Dear Clients and Colleagues

We are seeing many instances of confusion and problems occurring with the hiring and employment of foreign employees in Vietnam. The rules (although somewhat frustrating) are actually quite clear at the moment, and companies that take the time to understand and follow these will enjoy the benefits that foreign employees can provide.

Risks & Problems

The risks and problems that arise when using foreign employment in Vietnam without going through correct procedures are numerous. These range from tax issues (non-deductibility of payments), accounting issues (how are the payments recorded in your financial statements as VAS does not permit their entry), issues of arranging cash/bank transfers without appropriate documentation, through to potential action taken by the Labour Authorities – where financial penalties, deportation of staff and the prohibition of employment of future foreign staff can arise.

Also keep in mind that any company contracts signed by a foreigner on the company’s behalf (ie, under seal), may not be accepted as a legal document – particularly by the tax authorities – unless the foreigner is legally employed or contracted, or is an owner of the company. This could have major issues for many companies.

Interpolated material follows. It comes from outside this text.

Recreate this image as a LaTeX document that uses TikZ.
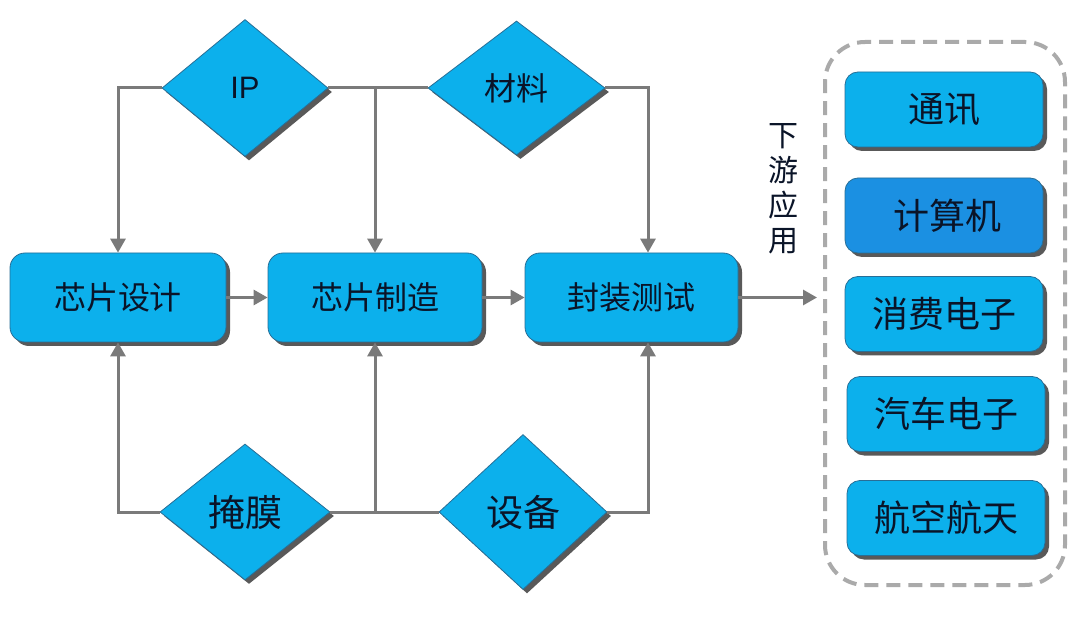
\documentclass[tikz,border=0pt]{standalone}
\usepackage{fontspec}
\setmainfont{Liberation Sans}
\newfontfamily\cjk{Noto Sans CJK SC}
\usetikzlibrary{shapes.geometric,arrows.meta,shadows}
\definecolor{boxfill}{RGB}{12,176,236}
\definecolor{boxdark}{RGB}{27,144,226}
\definecolor{boxedge}{RGB}{40,110,150}
\definecolor{linegray}{RGB}{122,122,122}
\definecolor{panelgray}{RGB}{170,170,170}
\definecolor{txt}{RGB}{10,20,40}
\tikzset{
  shad/.style={drop shadow={shadow xshift=4pt,shadow yshift=-4pt,fill=black,opacity=0.65}},
  procbox/.style={draw=boxedge,line width=0.8pt,fill=boxfill,rounded corners=15pt,
    minimum width=214pt,minimum height=89pt,inner sep=0pt,shad,text=txt,
    font=\cjk\fontsize{32}{38}\selectfont},
  appbox/.style={procbox,minimum width=198pt,minimum height=75pt,rounded corners=13pt,
    font=\cjk\fontsize{36}{42}\selectfont},
  dia/.style={diamond,draw=boxedge,line width=0.8pt,fill=boxfill,inner sep=0pt,
    minimum width=166pt,minimum height=137pt,shad,text=txt,
    font=\cjk\fontsize{32}{38}\selectfont},
  conn/.style={draw=linegray,line width=3pt},
  arr/.style={conn,-{Triangle[length=14pt,width=15pt]}},
  panel/.style={draw=panelgray,line width=4pt,dash pattern=on 14pt off 8pt,rounded corners=40pt},
}
\begin{document}
\begin{tikzpicture}[x=1pt,y=-1pt]
\useasboundingbox[fill=white] (0,0) rectangle (1080,631);
% process boxes
\node[procbox,minimum width=216pt] (b1) at (118,297.5) {芯片设计};
\node[procbox] (b2) at (375,297.5) {芯片制造};
\node[procbox,minimum width=213pt] (b3) at (631.5,297.5) {封装测试};
% diamonds
\node[dia,font=\fontsize{31}{36}\selectfont] (ip) at (245,88) {IP};
\node[dia,minimum width=177pt,minimum height=134pt] (ma) at (516.5,88) {材料};
\node[dia,minimum width=170pt,minimum height=136pt,font=\cjk\fontsize{37}{42}\selectfont] (ym) at (245,512) {掩膜};
\node[dia,minimum width=168pt,minimum height=155pt,font=\cjk\fontsize{37}{42}\selectfont] (sb) at (523,512) {设备};
\coordinate (c3) at (648,0);
% downstream panel
\node[panel,minimum width=240pt,minimum height=543pt,inner sep=0pt] (pn) at (945,313.5) {};
\node[appbox] (a1) at (944,109.5) {通讯};
\node[appbox,fill=boxdark] (a2) at (944,215.5) {\,计算机};
\node[appbox] (a3) at (944,314) {消费电子};
\node[appbox] (a4) at (946,414) {汽车电子};
\node[appbox] (a5) at (946,518) {航空航天};
\node[text=txt,font=\cjk\fontsize{30}{35}\selectfont,align=center,inner sep=0pt] (lbl) at (783,189) {下\\游\\应\\用};
% connectors top
\draw[arr] (ip.west) -| (b1.north);
\draw[conn] (ip.east) -- (ma.west);
\draw[arr] (ip.east -| b2.north) -- (b2.north);
\draw[arr] (ma.east) -| (b3.north -| c3);
% connectors bottom
\draw[arr] (ym.west) -| (b1.south);
\draw[conn] (ym.east) -- (sb.west);
\draw[arr] (ym.east -| b2.south) -- (b2.south);
\draw[arr] (sb.east) -| (b3.south -| c3);
% horizontal flow
\draw[arr] (b1.east) -- (b2.west);
\draw[arr] (b2.east) -- (b3.west);
\draw[arr,shorten >=6pt] (b3.east) -- (pn.west |- b3.east);
\end{tikzpicture}
\end{document}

All foreigners working in Vietnam, even those for a short period, need to have a Work Permit to be paid income for their personal efforts. (There are some exceptions for certain experts here for short periods, but these don’t really apply for the general public). Without a Work Permit, a company cannot enter into a formal Labour Agreement, and cannot pay salaries.

If your staff have a Work Permit, then employers can pay them through the banking system, including payment in Foreign Currency, and the employee can enjoy a Temporary Residence Card for the life of their work permit – removing the need to have a Visa. The salary into the bank account can also be sent by the Employee abroad without issue etc, as it is from a tax paid source.

Gross versus Net

We still see the practice of foreign employees being contracted (or promised) on a Net-of-Tax basis. This puts all risk on the employer, and is at odds with what is regarded as international best practice. We strongly encourage Gross contracts – so that any changes levied by the government on Employee taxes are borne by the employee, and any changes by the government on the employer on-costs are borne by the employer. There are also allowances for dependents permitted by the government, and in theory the employer can actually end up paying more taxes in the Net Tax salary scenario for an event such as a spouse returning to their home country.

Further, the laws are changing in coming years so that foreign employees (who are already subject to compulsory Health Insurance) will also be subject to Unemployment and Social Insurance – and employers do not want to be hit with both the employee and employer portion inadvertently (especially when the employee is the party to benefit solely from these insurances).

To view our 2016 payroll calculation summary to assist with any calculations, see  2016 Payroll Quick Guide 161015.

Work Permits

Work Permits are feared by many, and misunderstood by most.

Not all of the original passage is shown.